Recently we have decorated our front room. This basically involved us removing radiators and having the chimney breast re-plastered. The weather was really really cold (around 3 celsius). So the room got really really cold and that may have caused the problem I am having?

When we finally got to painting the room we noticed that the paint in some of the corners near the floor wasn't drying. We never had this problem a few years back when we painted. Anyhow I got a small heater and pointed it in the direction of the wet paint and it dried... ish. The paint is now dry but there seems to be a damp/condensation dark mark on the wall that gets worse when we cook etc. I am assuming this is condensation hitting the cold wall. This was never a problem before we decorated the room so I am curious if anyone might have an idea of why it may now be a problem? We have had no rain at all so doubt its rising damp.

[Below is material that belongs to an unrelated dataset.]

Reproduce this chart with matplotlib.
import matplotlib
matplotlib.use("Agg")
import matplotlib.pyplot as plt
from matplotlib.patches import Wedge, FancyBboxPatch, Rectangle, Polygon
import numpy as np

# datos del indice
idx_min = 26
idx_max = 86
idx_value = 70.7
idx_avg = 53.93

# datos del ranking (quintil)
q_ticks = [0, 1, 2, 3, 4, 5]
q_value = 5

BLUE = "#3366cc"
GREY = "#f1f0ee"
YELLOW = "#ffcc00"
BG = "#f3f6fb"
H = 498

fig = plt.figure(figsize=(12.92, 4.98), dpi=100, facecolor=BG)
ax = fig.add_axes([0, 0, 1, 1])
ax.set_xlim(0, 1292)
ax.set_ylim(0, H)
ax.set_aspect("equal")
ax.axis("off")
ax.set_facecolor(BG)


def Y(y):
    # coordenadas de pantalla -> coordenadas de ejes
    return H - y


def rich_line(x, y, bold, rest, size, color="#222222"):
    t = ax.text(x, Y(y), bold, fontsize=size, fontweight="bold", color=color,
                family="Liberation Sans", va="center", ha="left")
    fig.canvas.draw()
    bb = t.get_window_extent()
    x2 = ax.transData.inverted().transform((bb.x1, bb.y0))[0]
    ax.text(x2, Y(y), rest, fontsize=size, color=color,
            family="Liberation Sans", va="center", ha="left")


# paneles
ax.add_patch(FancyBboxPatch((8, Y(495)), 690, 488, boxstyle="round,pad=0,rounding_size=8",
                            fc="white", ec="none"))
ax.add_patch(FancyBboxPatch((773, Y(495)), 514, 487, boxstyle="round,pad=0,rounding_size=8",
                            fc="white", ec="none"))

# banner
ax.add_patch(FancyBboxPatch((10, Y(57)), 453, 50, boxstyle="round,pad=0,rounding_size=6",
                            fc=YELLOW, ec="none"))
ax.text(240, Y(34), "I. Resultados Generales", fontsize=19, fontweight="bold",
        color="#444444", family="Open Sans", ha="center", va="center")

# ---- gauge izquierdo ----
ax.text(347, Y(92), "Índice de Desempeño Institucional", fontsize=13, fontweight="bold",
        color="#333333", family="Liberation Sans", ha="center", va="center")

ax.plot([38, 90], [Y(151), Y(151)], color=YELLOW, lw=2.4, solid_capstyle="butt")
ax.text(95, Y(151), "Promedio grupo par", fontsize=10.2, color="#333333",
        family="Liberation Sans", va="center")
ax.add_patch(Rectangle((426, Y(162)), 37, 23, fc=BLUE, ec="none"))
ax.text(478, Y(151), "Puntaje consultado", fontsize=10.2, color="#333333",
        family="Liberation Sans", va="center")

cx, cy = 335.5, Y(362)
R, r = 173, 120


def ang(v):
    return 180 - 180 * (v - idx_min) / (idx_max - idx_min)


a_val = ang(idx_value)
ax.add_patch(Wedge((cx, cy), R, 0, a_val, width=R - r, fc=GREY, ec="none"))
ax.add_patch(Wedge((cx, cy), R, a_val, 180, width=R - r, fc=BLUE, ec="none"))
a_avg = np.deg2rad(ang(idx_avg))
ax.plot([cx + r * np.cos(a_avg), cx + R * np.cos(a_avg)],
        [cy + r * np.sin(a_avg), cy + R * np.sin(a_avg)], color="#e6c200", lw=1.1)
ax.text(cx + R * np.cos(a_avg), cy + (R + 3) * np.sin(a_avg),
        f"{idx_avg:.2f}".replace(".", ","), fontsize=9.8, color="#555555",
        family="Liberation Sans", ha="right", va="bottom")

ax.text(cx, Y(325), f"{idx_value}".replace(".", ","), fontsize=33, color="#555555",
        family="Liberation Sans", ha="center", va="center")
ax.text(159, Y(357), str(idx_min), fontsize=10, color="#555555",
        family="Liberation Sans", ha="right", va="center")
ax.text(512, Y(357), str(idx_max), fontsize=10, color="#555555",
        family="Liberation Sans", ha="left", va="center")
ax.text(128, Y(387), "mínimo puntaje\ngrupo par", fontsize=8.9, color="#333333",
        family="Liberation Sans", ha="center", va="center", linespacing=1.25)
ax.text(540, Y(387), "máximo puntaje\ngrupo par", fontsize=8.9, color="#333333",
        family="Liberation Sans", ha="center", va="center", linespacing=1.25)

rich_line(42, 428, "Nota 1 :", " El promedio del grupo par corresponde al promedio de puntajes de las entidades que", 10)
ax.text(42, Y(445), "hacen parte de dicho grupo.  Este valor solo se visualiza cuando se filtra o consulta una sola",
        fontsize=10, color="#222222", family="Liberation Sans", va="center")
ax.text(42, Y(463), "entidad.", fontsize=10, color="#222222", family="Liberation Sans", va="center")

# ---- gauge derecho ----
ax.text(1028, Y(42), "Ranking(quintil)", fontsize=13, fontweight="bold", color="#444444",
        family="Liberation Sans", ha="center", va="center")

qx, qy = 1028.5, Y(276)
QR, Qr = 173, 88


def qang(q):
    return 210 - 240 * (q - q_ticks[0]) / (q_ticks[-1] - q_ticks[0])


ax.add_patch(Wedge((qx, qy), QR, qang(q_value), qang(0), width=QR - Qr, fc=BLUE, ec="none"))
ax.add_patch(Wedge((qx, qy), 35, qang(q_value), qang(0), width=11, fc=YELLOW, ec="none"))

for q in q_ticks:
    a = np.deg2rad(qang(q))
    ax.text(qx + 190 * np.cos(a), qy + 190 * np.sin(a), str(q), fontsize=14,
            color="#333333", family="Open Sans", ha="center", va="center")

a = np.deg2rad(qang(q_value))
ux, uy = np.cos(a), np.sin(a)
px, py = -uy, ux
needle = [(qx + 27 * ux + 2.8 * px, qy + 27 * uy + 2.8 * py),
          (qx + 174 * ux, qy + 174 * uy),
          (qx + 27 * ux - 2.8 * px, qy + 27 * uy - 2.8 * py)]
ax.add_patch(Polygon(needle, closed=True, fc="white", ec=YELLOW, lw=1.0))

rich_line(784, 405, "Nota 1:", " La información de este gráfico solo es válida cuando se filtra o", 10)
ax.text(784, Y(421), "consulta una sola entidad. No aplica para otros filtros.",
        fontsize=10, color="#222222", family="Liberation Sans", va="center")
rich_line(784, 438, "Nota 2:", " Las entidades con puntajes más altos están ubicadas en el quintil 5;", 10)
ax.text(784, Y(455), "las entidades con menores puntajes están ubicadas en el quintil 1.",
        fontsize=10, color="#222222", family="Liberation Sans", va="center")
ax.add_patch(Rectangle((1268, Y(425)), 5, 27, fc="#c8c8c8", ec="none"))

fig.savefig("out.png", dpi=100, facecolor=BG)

We did have cavity wall insulation put in about 12 months ago and I have only recently noticed that one of the holes the cavity wall guys drilled was missed when they were filled in. This hole is on the outside wall which is suffering from the damp/condensation patch in one corner, could this be the cause? e.g. cold air in cavity causing inside wall to be cooler than expected resulting in condensation forming?

I have tried leaving windows on the night latch and this seems to help the issue but it worsens and gets better but never completely disappears in this one corner. It isn't wet to touch its just a dark patch. Thankfully it is behind some furniture but I can't help looking to see if it is getting worse etc. I intend to fill the hole on the outside wall when the weather picks up here.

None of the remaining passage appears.